There was a time when Bitcoin operated almost entirely on its own terms. Price swings were driven by exchange hacks, influencer tweets, or sudden regulatory announcements from individual governments. Macroeconomics barely entered the conversation. That time has passed.
Watch the bitcoin price closely during any major Federal Reserve announcement and the pattern becomes difficult to ignore. Rate decision day now moves crypto markets in ways that would have seemed strange just five years ago. Bitcoin, once described as a hedge against the traditional financial system, has become increasingly entangled with it.
How Institutional Money Changed Everything
The shift started in earnest when large institutional investors began allocating to Bitcoin seriously. Hedge funds, asset managers, publicly listed companies holding BTC on their balance sheets. Once that happened, Bitcoin stopped behaving like a niche speculative asset and started behaving more like a risk asset sitting inside diversified portfolios.
When institutional investors face margin calls or need to reduce exposure during a broader market downturn, Bitcoin gets sold alongside equities. It is not that the fundamentals of Bitcoin have changed. It is that the people holding it have. And those people respond to the same macro pressures as everyone else.
The Inflation Story That Ran Its Course
Bitcoin was enthusiastically pitched as an inflation hedge in 2020 and 2021. As central banks pumped liquidity into economies worldwide, the narrative made intuitive sense. Fixed supply, decentralised, immune to government printing. The price climbed dramatically and the argument seemed to be proving itself.
Then inflation actually became a serious problem.

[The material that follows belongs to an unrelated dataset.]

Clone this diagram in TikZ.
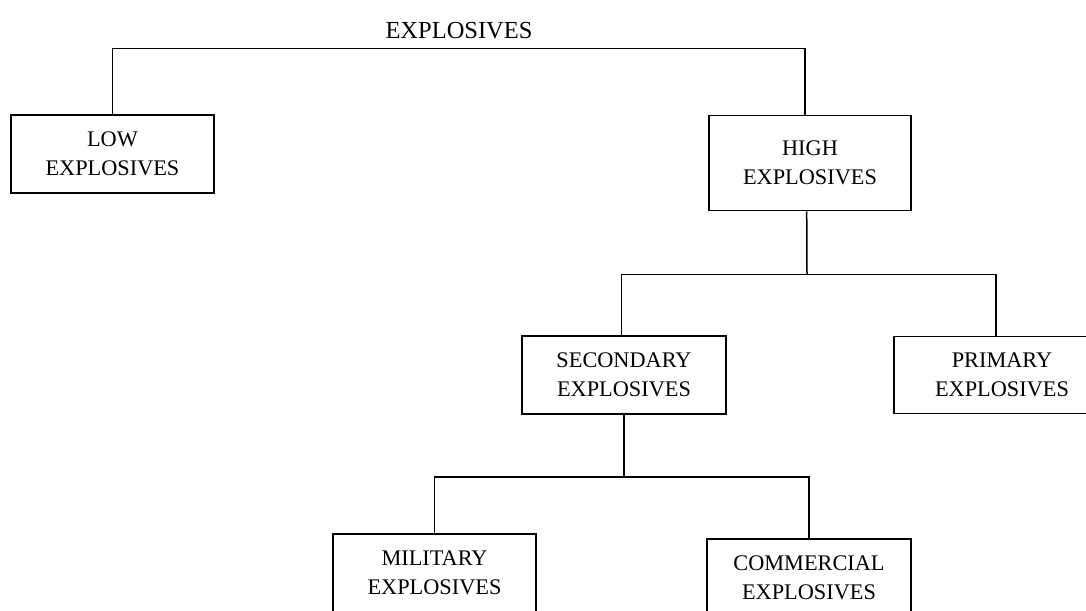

Central banks began raising rates aggressively. And Bitcoin fell sharply, right alongside growth stocks and other long-duration assets. The inflation hedge story did not hold up under real conditions. What the episode revealed instead was that Bitcoin is highly sensitive to liquidity. When money is cheap and plentiful, it flows into Bitcoin. When central banks tighten, it flows back out.
Why Indian Investors Should Pay Attention
India sits in an interesting position. Domestic crypto adoption has grown despite regulatory uncertainty, and many Indian investors hold Bitcoin either directly or through international platforms. But few are watching the US Federal Reserve, European Central Bank decisions, or global bond yields as closely as they perhaps should be.
These indicators now matter enormously for Bitcoin’s direction. A surprise interest rate hold can send Bitcoin surging within minutes. A stronger-than-expected US jobs report, which implies rates will stay higher for longer, can knock it back. These are not abstract correlations. They are practical signals that active crypto holders need to be tracking.
What the Data Actually Shows
Academic research and market analysis have increasingly confirmed what traders observed anecdotally. Bitcoin’s correlation with the Nasdaq, particularly with high-growth tech stocks, has strengthened considerably since 2020. Its correlation with gold, the original macro hedge, has remained inconsistent. This tells a clear story about how markets currently categorise Bitcoin: not as digital gold, but as a high-beta risk asset.
Reading the Macro Environment
None of this means Bitcoin has lost its long-term appeal or its unique properties. But navigating it in the short to medium term now requires a broader lens. Watching central bank policy, inflation expectations, and global risk appetite is no longer optional for serious Bitcoin investors. The asset has grown up and joined the macro conversation whether its early advocates wanted it to or not.